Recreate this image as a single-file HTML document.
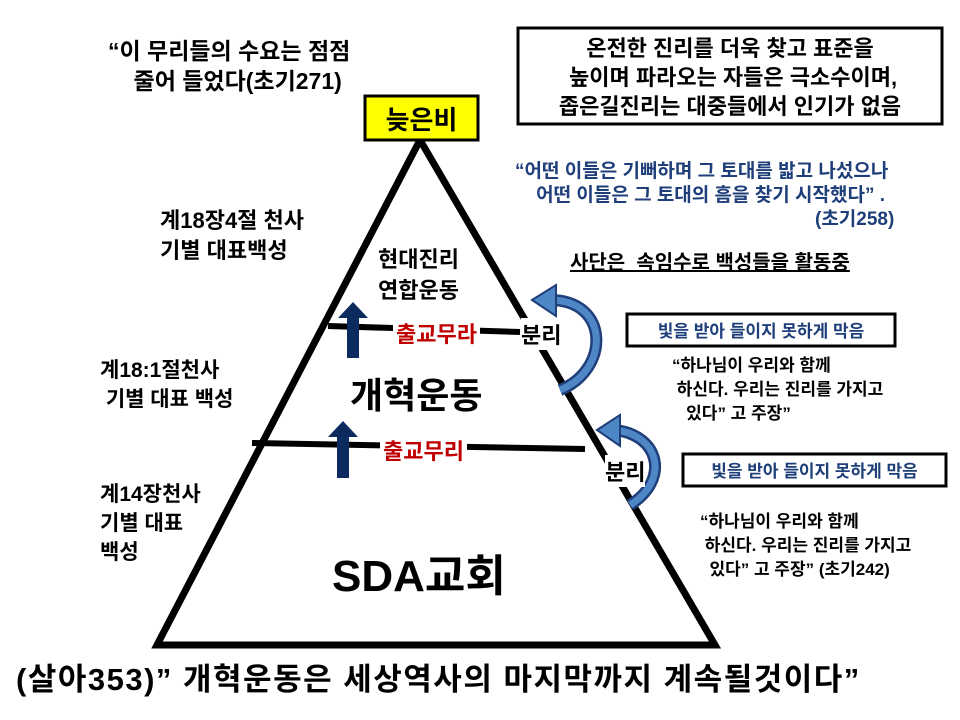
<!DOCTYPE html>
<html><head><meta charset="utf-8"><style>
body{margin:0;width:960px;height:720px;background:#fff;overflow:hidden;position:relative;font-family:"Liberation Sans","Noto Sans CJK KR",sans-serif;font-weight:bold}
.t{position:absolute;white-space:nowrap;color:#000}
</style></head><body>
<svg width="960" height="720" style="position:absolute;left:0;top:0">
<polygon points="420,140 157,645 715,645" fill="none" stroke="#000" stroke-width="7" stroke-linejoin="miter"/>
<line x1="328" y1="326" x2="520" y2="332" stroke="#000" stroke-width="6"/>
<line x1="252" y1="443" x2="585" y2="449" stroke="#000" stroke-width="6"/>
<rect x="365" y="96" width="113" height="44" fill="#ffff00" stroke="#000" stroke-width="3"/>
<rect x="518" y="28" width="424" height="96" fill="#fff" stroke="#000" stroke-width="3"/>
<rect x="627" y="314" width="268" height="32" fill="#fff" stroke="#000" stroke-width="3"/>
<rect x="683" y="454" width="263" height="32" fill="#fff" stroke="#000" stroke-width="3"/>
<polygon points="338,318 353,302 368,318 359,318 359,358 347,358 347,318" fill="#0b2a5e"/>
<polygon points="328,437 343,421 358,437 349,437 349,478 337,478 337,437" fill="#0b2a5e"/>
<path d="M560,390 C610,370 610,300 550,300" fill="none" stroke="#1f3f7a" stroke-width="12"/>
<path d="M560,390 C610,370 610,300 550,300" fill="none" stroke="#4f86c6" stroke-width="7"/>
<polygon points="532,300 556,285 556,316" fill="#4f86c6" stroke="#1f3f7a" stroke-width="2"/>
<path d="M630,505 C670,480 660,435 615,430" fill="none" stroke="#1f3f7a" stroke-width="12"/>
<path d="M630,505 C670,480 660,435 615,430" fill="none" stroke="#4f86c6" stroke-width="7"/>
<polygon points="597,430 620,415 620,446" fill="#4f86c6" stroke="#1f3f7a" stroke-width="2"/>
</svg>
<div class="t" style="left:108px;top:36px;font-size:23px;line-height:30px">“이 무리들의 수요는 점점<br>&nbsp;&nbsp;&nbsp;&nbsp;줄어 들었다(초기271)</div>
<div class="t" style="left:522px;top:34px;font-size:22px;line-height:29px;text-align:center;width:416px">온전한 진리를 더욱 찾고 표준을<br>&nbsp;높이며 파라오는 자들은 극소수이며,<br>좁은길진리는 대중들에서 인기가 없음</div>
<div class="t" style="left:365px;top:100px;width:113px;text-align:center;font-size:26px">늦은비</div>
<div class="t" style="left:515px;top:160px;font-size:19px;line-height:24px;color:#1f3f7a">“어떤 이들은 기뻐하며 그 토대를 밟고 나섰으나<br>&nbsp;&nbsp;&nbsp;&nbsp;어떤 이들은 그 토대의 흠을 찾기 시작했다” .<br><span style="padding-left:300px">(초기258)</span></div>
<div class="t" style="left:570px;top:246px;font-size:20px;text-decoration:underline">사단은&nbsp;&nbsp;속임수로 백성들을 활동중</div>
<div class="t" style="left:160px;top:206px;font-size:22px;line-height:30px">계18장4절 천사<br>기별 대표백성</div>
<div class="t" style="left:378px;top:244px;font-size:22px;line-height:31px">현대진리<br>연합운동</div>
<div class="t" style="left:393px;top:317px;font-size:22px;color:#c00000;background:#fff;padding:0 3px">출교무라</div>
<div class="t" style="left:521px;top:318px;font-size:22px;background:#fff">분리</div>
<div class="t" style="left:627px;top:317px;width:268px;text-align:center;font-size:17px;color:#1f3f7a">빛을 받아 들이지 못하게 막음</div>
<div class="t" style="left:672px;top:354px;font-size:17px;line-height:24px">“하나님이 우리와 함께<br>&nbsp;하신다. 우리는 진리를 가지고<br>&nbsp;&nbsp;&nbsp;있다” 고 주장”</div>
<div class="t" style="left:100px;top:356px;font-size:21px;line-height:29px">계18:1절천사<br>&nbsp;기별 대표 백성</div>
<div class="t" style="left:350px;top:367px;font-size:36px">개혁운동</div>
<div class="t" style="left:380px;top:434px;font-size:22px;color:#c00000;background:#fff;padding:0 3px">출교무리</div>
<div class="t" style="left:605px;top:455px;font-size:22px;background:#fff">분리</div>
<div class="t" style="left:683px;top:457px;width:263px;text-align:center;font-size:17px;color:#1f3f7a">빛을 받아 들이지 못하게 막음</div>
<div class="t" style="left:700px;top:510px;font-size:17px;line-height:24px">“하나님이 우리와 함께<br>&nbsp;하신다. 우리는 진리를 가지고<br>&nbsp;&nbsp;있다” 고 주장” (초기242)</div>
<div class="t" style="left:100px;top:480px;font-size:21px;line-height:29px">계14장천사<br>기별 대표<br>백성</div>
<div class="t" style="left:332px;top:540px;font-size:44px">SDA교회</div>
<div class="t" style="left:16px;top:654px;font-size:31px;letter-spacing:1.5px">(살아353)” 개혁운동은 세상역사의 마지막까지 계속될것이다”</div>
</body></html>
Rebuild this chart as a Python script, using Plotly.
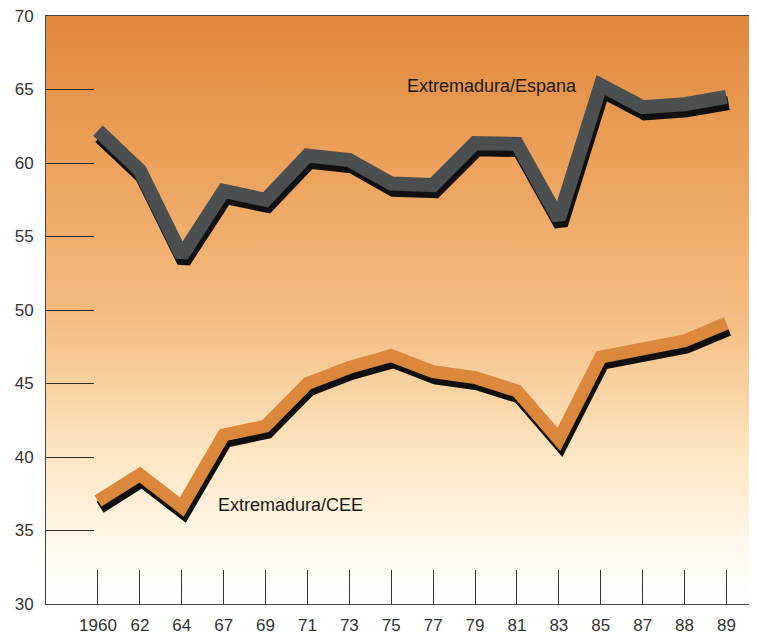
import plotly.graph_objects as go

# ---- data ----
years = ["1960", "62", "64", "67", "69", "71", "73", "75", "77", "79", "81", "83", "85", "87", "88", "89"]
espana = [62.2, 59.5, 53.7, 58.1, 57.5, 60.5, 60.2, 58.6, 58.5, 61.35, 61.3, 56.2, 65.3, 63.8, 64.0, 64.5]
cee = [37.0, 38.8, 36.6, 41.5, 42.1, 45.0, 46.1, 46.9, 45.8, 45.4, 44.5, 41.2, 46.8, 47.4, 47.9, 49.1]
y_ticks = [30, 35, 40, 45, 50, 55, 60, 65, 70]

# ---- styling ----
FONT = "Liberation Sans, Arial, sans-serif"
SHADOW_DY = 0.42      # shadow offset in data units (downwards)
SHADOW_DX = 0.05      # shadow offset in category units (to the right)
X_RANGE = [-1.241, 15.73]
Y_RANGE = [30, 70]

idx = list(range(len(years)))

fig = go.Figure()

# gradient background of the plotting area
fig.add_trace(go.Scatter(
    x=[X_RANGE[0], X_RANGE[1], X_RANGE[1], X_RANGE[0], X_RANGE[0]],
    y=[Y_RANGE[0], Y_RANGE[0], Y_RANGE[1], Y_RANGE[1], Y_RANGE[0]],
    mode="lines", line=dict(width=0), fill="toself",
    fillgradient=dict(
        type="vertical", start=Y_RANGE[0], stop=Y_RANGE[1],
        colorscale=[[0.0, "#ffffff"], [0.07, "#fffbf3"], [0.25, "#fce6c3"],
                    [0.5, "#f4bb7e"], [0.75, "#eca15b"], [1.0, "#e0893d"]],
    ),
    hoverinfo="skip", showlegend=False,
))


def ribbon(values, face, width):
    # shadow
    fig.add_trace(go.Scatter(
        x=[i + SHADOW_DX for i in idx], y=[v - SHADOW_DY for v in values],
        mode="lines", line=dict(color="#101010", width=width),
        hoverinfo="skip", showlegend=False,
    ))
    # face
    fig.add_trace(go.Scatter(
        x=idx, y=values, mode="lines", line=dict(color=face, width=width),
        showlegend=False,
    ))


ribbon(espana, "#4b4f4f", 14)
ribbon(cee, "#db873c", 13)

fig.add_annotation(x=7.33, y=65.25, text="Extremadura/Espana", showarrow=False,
                   xanchor="left", yanchor="middle",
                   font=dict(family=FONT, size=18, color="#1a1a1a"))
fig.add_annotation(x=2.82, y=36.75, text="Extremadura/CEE", showarrow=False,
                   xanchor="left", yanchor="middle",
                   font=dict(family=FONT, size=18, color="#1a1a1a"))

# the page places the figure 8 px from the window's top-left corner
fig.update_layout(
    width=749, height=626,
    margin=dict(l=38, r=0, t=8, b=30, autoexpand=False),
    paper_bgcolor="#ffffff", plot_bgcolor="#ffffff",
    showlegend=False,
    xaxis=dict(
        range=X_RANGE, tickmode="array", tickvals=idx, ticktext=years,
        ticks="inside", ticklen=34, tickwidth=1, tickcolor="#333333",
        showline=True, linecolor="#444444", linewidth=1, mirror=True,
        showgrid=False, zeroline=False, automargin=False,
        tickfont=dict(family=FONT, size=17, color="#333333"),
        ticklabelstandoff=6, ticklabeloverflow="allow",
    ),
    yaxis=dict(
        range=Y_RANGE, tickmode="array", tickvals=y_ticks,
        ticks="inside", ticklen=48, tickwidth=1.2, tickcolor="#2a2a2a",
        showline=True, linecolor="#444444", linewidth=1,
        showgrid=False, zeroline=False, automargin=False,
        tickfont=dict(family=FONT, size=17, color="#333333"),
        ticklabelstandoff=8, ticklabeloverflow="allow",
    ),
)

fig.write_html("out.html")
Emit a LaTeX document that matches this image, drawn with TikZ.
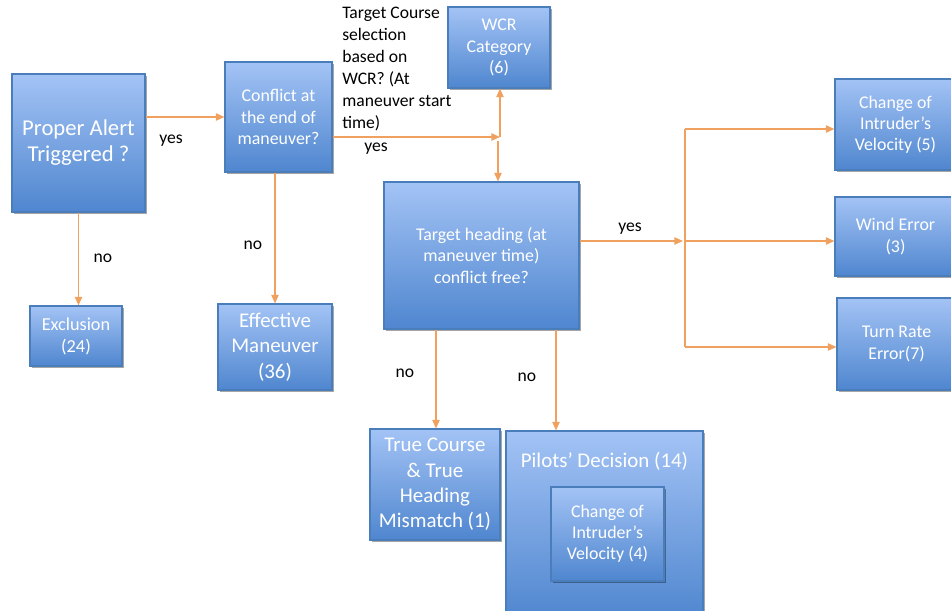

→ WHAT YOU NEED TO DO: From the data, list each line in which the string "image" appears.

→ REPLY TO THE TASK:
Recreate this image as a single-file HTML document.
Emit a LaTeX document that matches this image, drawn with TikZ.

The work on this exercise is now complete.